A bill (H.R. 1488) under which child support payments would be withheld from noncustodial parents’ paychecks by the IRS was the subject of a hearing held on March 16 by the House Ways and Means Subcommittee on Human Resources.
Sponsored by Reps. Henry Hyde (R-IL) and Lynn Woolsey (D-CA), H.R. 1488 would require the W-4 tax forms filed on behalf of employees who owe child support to indicate their monthly payment amount. The IRS would then collect the monthly child support—in addition to monthly Social Security, FICA, and income taxes—and distribute the child support to the custodial parent.
Testifying on behalf of the proposal, Rep. Woolsey said, “The IRS has the tools and the experience to collect child support.” She said that in 1998, state child support collection systems were successful in collecting 23 percent of overdue child support. “The IRS has an 85 percent collection rate,” she said, adding: “That gets a lot more money to needy families than the 23 percent collected by the states.”
Rep. Hyde cited preliminary federal statistics showing that $50 billion in child support arrearages is owed to 30 million children across the nation. In addition to the children directly affected, Rep. Hyde said, “we must remember the taxpayers who pay for the public services sought by these families when children are abandoned in this way by their parents.”
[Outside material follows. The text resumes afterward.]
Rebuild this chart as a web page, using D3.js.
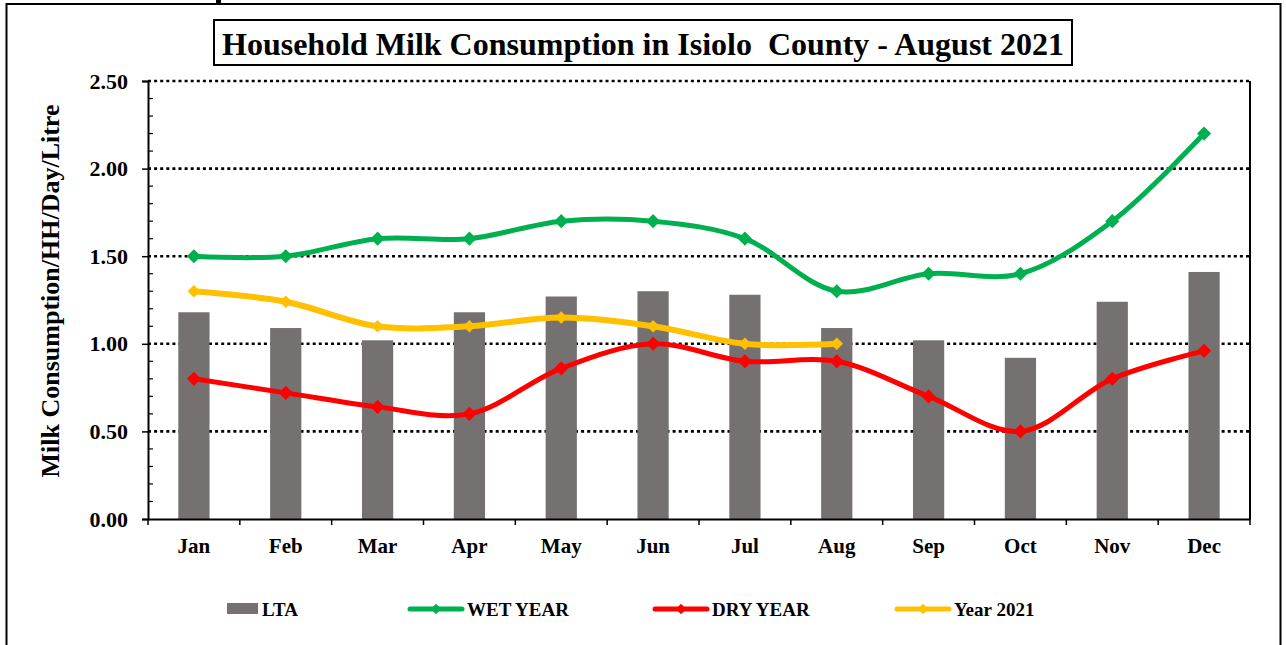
<!DOCTYPE html>
<html>
<head>
<meta charset="utf-8">
<script src="https://cdn.jsdelivr.net/npm/d3@7"></script>
<style>
  html, body { margin: 0; padding: 0; background: #fff; }
  svg { display: block; font-family: "Liberation Serif", "Times New Roman", serif; font-weight: bold; }
</style>
</head>
<body>
<svg id="chart" width="1286" height="645"></svg>
<script>
// Household milk consumption, litres per household per day
const months = ["Jan","Feb","Mar","Apr","May","Jun","Jul","Aug","Sep","Oct","Nov","Dec"];
const lta      = [1.18, 1.09, 1.02, 1.18, 1.27, 1.30, 1.28, 1.09, 1.02, 0.92, 1.24, 1.41];
const wetYear  = [1.50, 1.50, 1.60, 1.60, 1.70, 1.70, 1.60, 1.30, 1.40, 1.40, 1.70, 2.20];
const dryYear  = [0.80, 0.72, 0.64, 0.60, 0.86, 1.00, 0.90, 0.90, 0.70, 0.50, 0.80, 0.96];
const year2021 = [1.30, 1.24, 1.10, 1.10, 1.15, 1.10, 1.00, 1.00];
const yTicks   = [0, 0.5, 1.0, 1.5, 2.0, 2.5];
const legendLabels = ["LTA", "WET YEAR", "DRY YEAR", "Year 2021"];

const titleText = "Household Milk Consumption in Isiolo  County - August 2021";
const yLabel = "Milk Consumption/HH/Day/Litre";

const colors = { lta: "#767171", wet: "#00B050", dry: "#FF0000", y21: "#FFC000" };

const svg = d3.select("#chart");
const plot = { left: 148, right: 1250, top: 81, bottom: 519 };

// outer frame
svg.append("rect")
  .attr("x", 6.5).attr("y", 4).attr("width", 1274).attr("height", 660)
  .attr("fill", "none").attr("stroke", "#000").attr("stroke-width", 2);
// small stroke hanging from the page above the frame
svg.append("path").attr("d", "M216,0 H221 V4 H216 Z").attr("fill", "#000");

const x = d3.scaleBand().domain(months).range([plot.left, plot.right]).paddingInner(0).paddingOuter(0);
const y = d3.scaleLinear().domain([0, 2.5]).range([plot.bottom, plot.top]);

// dotted horizontal gridlines
svg.append("g").selectAll("line")
  .data(yTicks.filter(d => d > 0))
  .join("line")
  .attr("x1", plot.left).attr("x2", plot.right)
  .attr("y1", d => y(d)).attr("y2", d => y(d))
  .attr("stroke", "#000").attr("stroke-width", 2.6)
  .attr("stroke-dasharray", "3,3.1");

// right border of plot
svg.append("line")
  .attr("x1", plot.right).attr("x2", plot.right)
  .attr("y1", plot.top).attr("y2", plot.bottom)
  .attr("stroke", "#000").attr("stroke-width", 2);

// bars (LTA)
const barW = x.bandwidth() * 0.34;
svg.append("g").selectAll("rect")
  .data(lta)
  .join("rect")
  .attr("x", (d, i) => x(months[i]) + x.bandwidth() / 2 - barW / 2)
  .attr("y", d => y(d))
  .attr("width", barW)
  .attr("height", d => y(0) - y(d))
  .attr("fill", colors.lta);

// Y axis: major ticks outside, minor ticks inside
const yAxis = d3.axisLeft(y).tickValues(yTicks).tickFormat(d3.format(".2f")).tickSize(6).tickPadding(14);
const gy = svg.append("g").attr("transform", `translate(${plot.left},0)`).call(yAxis);
gy.select(".domain").attr("stroke", "#000").attr("stroke-width", 2);
gy.selectAll(".tick line").attr("stroke", "#000").attr("stroke-width", 1.5);
gy.selectAll(".tick text").attr("font-size", 22).attr("font-family", "Liberation Serif")
  .attr("font-weight", "bold").attr("fill", "#000");
const minor = d3.range(0, 26).map(i => i / 10).filter(v => Math.round(v * 10) % 5 !== 0);
svg.append("g").selectAll("line").data(minor).join("line")
  .attr("x1", plot.left).attr("x2", plot.left + 5)
  .attr("y1", d => y(d)).attr("y2", d => y(d))
  .attr("stroke", "#000").attr("stroke-width", 1.2);

// X axis with ticks on category boundaries
const gx = svg.append("g").attr("transform", `translate(0,${plot.bottom})`)
  .call(d3.axisBottom(x).tickSize(0).tickPadding(19));
gx.select(".domain").attr("stroke", "#000").attr("stroke-width", 2);
gx.selectAll(".tick text").attr("font-size", 21).attr("font-family", "Liberation Serif")
  .attr("font-weight", "bold").attr("fill", "#000");
const bounds = months.map(m => x(m)).concat([plot.right]);
svg.append("g").selectAll("line").data(bounds).join("line")
  .attr("x1", d => d).attr("x2", d => d)
  .attr("y1", plot.bottom).attr("y2", plot.bottom + 6)
  .attr("stroke", "#000").attr("stroke-width", 1.5);

// smoothed lines with diamond markers
const cx = i => x(months[i]) + x.bandwidth() / 2;
const line = d3.line().x((d, i) => cx(i)).y(d => y(d)).curve(d3.curveCatmullRom.alpha(0.5));
const diamond = (size) => d3.symbol(d3.symbolSquare, size)();

function drawSeries(vals, color, width, msize) {
  svg.append("path").datum(vals)
    .attr("d", line).attr("fill", "none")
    .attr("stroke", color).attr("stroke-width", width)
    .attr("stroke-linejoin", "round").attr("stroke-linecap", "round");
  svg.append("g").selectAll("path").data(vals).join("path")
    .attr("d", diamond(msize))
    .attr("transform", (d, i) => `translate(${cx(i)},${y(d)}) rotate(45)`)
    .attr("fill", color);
}
drawSeries(wetYear, colors.wet, 5, 100);
drawSeries(dryYear, colors.dry, 5, 100);
drawSeries(year2021, colors.y21, 6, 80);

// title box
const titleG = svg.append("g");
titleG.append("rect")
  .attr("x", 214).attr("y", 20).attr("width", 858).attr("height", 45)
  .attr("fill", "#fff").attr("stroke", "#000").attr("stroke-width", 2);
titleG.append("text")
  .attr("x", 643).attr("y", 55).attr("text-anchor", "middle")
  .attr("font-size", 32).attr("xml:space", "preserve").style("white-space", "pre")
  .text(titleText);

// y axis title
svg.append("text")
  .attr("transform", "translate(59,291) rotate(-90)")
  .attr("text-anchor", "middle").attr("font-size", 26)
  .text(yLabel);

// legend
const legend = svg.append("g").attr("font-size", 19);
const lx = [227, 410, 655, 897];
const lineColors = [null, colors.wet, colors.dry, colors.y21];
legendLabels.forEach((lab, i) => {
  const g = legend.append("g");
  if (i === 0) {
    g.append("rect").attr("x", lx[i]).attr("y", 603).attr("width", 31).attr("height", 11).attr("fill", colors.lta);
    g.append("text").attr("x", lx[i] + 35).attr("y", 616).text(lab);
  } else {
    g.append("line").attr("x1", lx[i]).attr("x2", lx[i] + 52).attr("y1", 609).attr("y2", 609)
      .attr("stroke", lineColors[i]).attr("stroke-width", 5).attr("stroke-linecap", "round");
    g.append("path").attr("d", diamond(55))
      .attr("transform", `translate(${lx[i] + 26},609) rotate(45)`).attr("fill", lineColors[i]);
    g.append("text").attr("x", lx[i] + 57).attr("y", 616).text(lab);
  }
});
</script>
</body>
</html>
Much of the testimony referred to a hearing held last September by the same subcommittee. During that hearing, Dr. Olivia Golden of the Department of Health and Human Services testified on the implementation of child support provisions included in the 1996 welfare reform law (P.L. 104-193). She described national databases to help child support caseworkers track noncustodial parents across state lines, a program allowing the denial of passports to parents with more than $5,000 in unpaid child support, and a cooperative effort with banks to track the bank records of delinquent parents (see The Source, 9/24/99, p. 5).
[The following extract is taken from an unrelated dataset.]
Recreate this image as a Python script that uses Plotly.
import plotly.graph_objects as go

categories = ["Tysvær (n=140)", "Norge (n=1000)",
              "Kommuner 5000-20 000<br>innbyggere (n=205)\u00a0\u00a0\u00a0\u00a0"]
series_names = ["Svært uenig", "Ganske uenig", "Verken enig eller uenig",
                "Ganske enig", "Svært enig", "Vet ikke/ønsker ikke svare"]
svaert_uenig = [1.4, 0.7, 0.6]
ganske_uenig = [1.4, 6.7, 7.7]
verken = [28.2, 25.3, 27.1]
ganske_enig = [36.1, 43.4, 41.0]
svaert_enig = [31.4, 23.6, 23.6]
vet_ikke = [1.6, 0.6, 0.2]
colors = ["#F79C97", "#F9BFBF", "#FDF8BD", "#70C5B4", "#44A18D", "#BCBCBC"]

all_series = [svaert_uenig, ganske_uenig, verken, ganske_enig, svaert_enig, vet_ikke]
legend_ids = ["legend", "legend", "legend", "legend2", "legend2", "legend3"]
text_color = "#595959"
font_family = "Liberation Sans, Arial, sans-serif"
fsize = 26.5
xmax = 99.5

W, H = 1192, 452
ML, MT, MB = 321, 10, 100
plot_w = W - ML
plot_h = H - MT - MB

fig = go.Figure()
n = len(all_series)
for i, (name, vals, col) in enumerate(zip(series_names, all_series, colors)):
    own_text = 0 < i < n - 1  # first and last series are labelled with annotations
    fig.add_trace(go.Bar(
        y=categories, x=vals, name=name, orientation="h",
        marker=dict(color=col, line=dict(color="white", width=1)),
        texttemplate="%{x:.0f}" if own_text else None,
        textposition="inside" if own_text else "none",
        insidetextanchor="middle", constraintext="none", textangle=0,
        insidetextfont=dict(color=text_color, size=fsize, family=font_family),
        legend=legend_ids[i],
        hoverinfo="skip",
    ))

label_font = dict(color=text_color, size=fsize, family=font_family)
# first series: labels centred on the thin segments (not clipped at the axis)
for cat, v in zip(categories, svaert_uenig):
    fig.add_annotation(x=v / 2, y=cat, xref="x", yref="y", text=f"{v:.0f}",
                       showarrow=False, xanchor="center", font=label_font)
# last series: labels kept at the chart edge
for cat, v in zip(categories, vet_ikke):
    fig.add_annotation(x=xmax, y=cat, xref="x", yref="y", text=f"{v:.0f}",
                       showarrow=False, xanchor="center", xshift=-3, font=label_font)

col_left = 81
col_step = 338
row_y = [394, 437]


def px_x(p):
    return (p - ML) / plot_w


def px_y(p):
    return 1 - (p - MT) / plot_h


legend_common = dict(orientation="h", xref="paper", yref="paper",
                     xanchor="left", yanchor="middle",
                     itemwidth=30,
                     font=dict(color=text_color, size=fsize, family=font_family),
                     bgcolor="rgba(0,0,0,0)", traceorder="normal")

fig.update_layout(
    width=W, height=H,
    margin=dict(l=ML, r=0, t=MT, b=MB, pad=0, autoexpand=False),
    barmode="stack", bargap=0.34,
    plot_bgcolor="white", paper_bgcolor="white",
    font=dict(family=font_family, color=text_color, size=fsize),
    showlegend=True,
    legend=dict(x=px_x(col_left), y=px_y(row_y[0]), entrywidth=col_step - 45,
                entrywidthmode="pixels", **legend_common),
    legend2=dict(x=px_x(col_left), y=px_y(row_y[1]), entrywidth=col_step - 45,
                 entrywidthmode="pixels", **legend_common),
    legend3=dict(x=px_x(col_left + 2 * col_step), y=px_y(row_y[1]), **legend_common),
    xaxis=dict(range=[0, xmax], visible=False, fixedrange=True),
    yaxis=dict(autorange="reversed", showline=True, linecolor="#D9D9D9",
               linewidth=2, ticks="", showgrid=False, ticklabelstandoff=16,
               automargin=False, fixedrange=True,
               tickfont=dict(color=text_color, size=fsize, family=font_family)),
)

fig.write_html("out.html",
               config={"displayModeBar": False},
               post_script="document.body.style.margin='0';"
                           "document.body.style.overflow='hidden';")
At the March 16 hearing, Rep. Hyde said the number of arrearages collected has “slightly increased” in the wake of the 1996 welfare law provisions, but “we’ve tried just about everything and the states have not been up to this job.” Therefore, he said, “the IRS should be given a chance at filling a terrible void.”
Geraldine Jensen of the Association for Children for Enforcement of Support (ACES) described reports from her organization’s membership on problems with the current system and the 1996 welfare law changes. “H.R. 1488 is needed because even states with aggressive enforcement programs have not been able to collect support from the majority of parents who owe it,” she said.
Art Alexakis of the rock and roll band “Everclear” offered support for the bill, describing his experience as a child whose noncustodial parent avoided paying any child support. He called for passage of H.R. 1488, saying it would “end this ability for parents to be able to get away with not paying.” He added: “People will learn this because we will use the muscle of the IRS to teach them.”
However, Subcommittee Chair Nancy Johnson (R-CT) spoke strongly against the proposal. “We are beginning to see the results of the 1996 reforms,” she said, adding that because of them, the current system “is showing steady and significant improvement.” She said that Ways and Means Chair Bill Archer (R-TX) and other members of the committee “are greatly concerned that the IRS not be given additional responsibilities.” She also said the IRS collection rate for taxes should not be compared with state collection rates for child support. “This is comparing apples and oranges,” she stated.
Rep. Johnson cited a letter that she received from Jonathan Talisman, Assistant Secretary of the Treasury, whose department is in charge of the IRS. In his letter, Assistant Secretary Talisman said, “Implementation of the Hyde-Woolsey bill would be a monumental undertaking requiring the allocation of substantial additional resources within the IRS. New personnel would have to be hired, new computer systems developed, and new operating procedures established.” He added that the IRS is “trying to overcome significant challenges…as it seeks to implement the reforms of the IRS Restructuring and Reform Act (P.L. 105-206).”
Victoria Williams of Policy Studies, Inc. said that under H.R. 1488, it would be difficult to collect child support from “those involved in the underground economy.” She said many of the noncustodial parents who owe child support work for cash only, and they “do not have employers who report to databases or who can deduct child support from wages.” In addition, she questioned the bill’s enforcement, highlighting states’ ability to put delinquent parents in jail under the current system. “Many thousands of noncustodial parents who are now marginally employed would happily quit working…if they were not under constant threat of going to jail,” she told the subcommittee.
Wayne Doss of the National Child Support Enforcement Association (NCSEA) said, “One of the primary assumptions underlying H.R. 1488—that obligated parents can be expected to voluntarily report the existence of their obligations to their employers—is flawed.” He added: “It may have taken longer in coming than we would have liked, but a highly effective system for support withholding now exists across the nation.” He said improvements are needed, but they “can be made far more readily than the development of a system at the IRS.”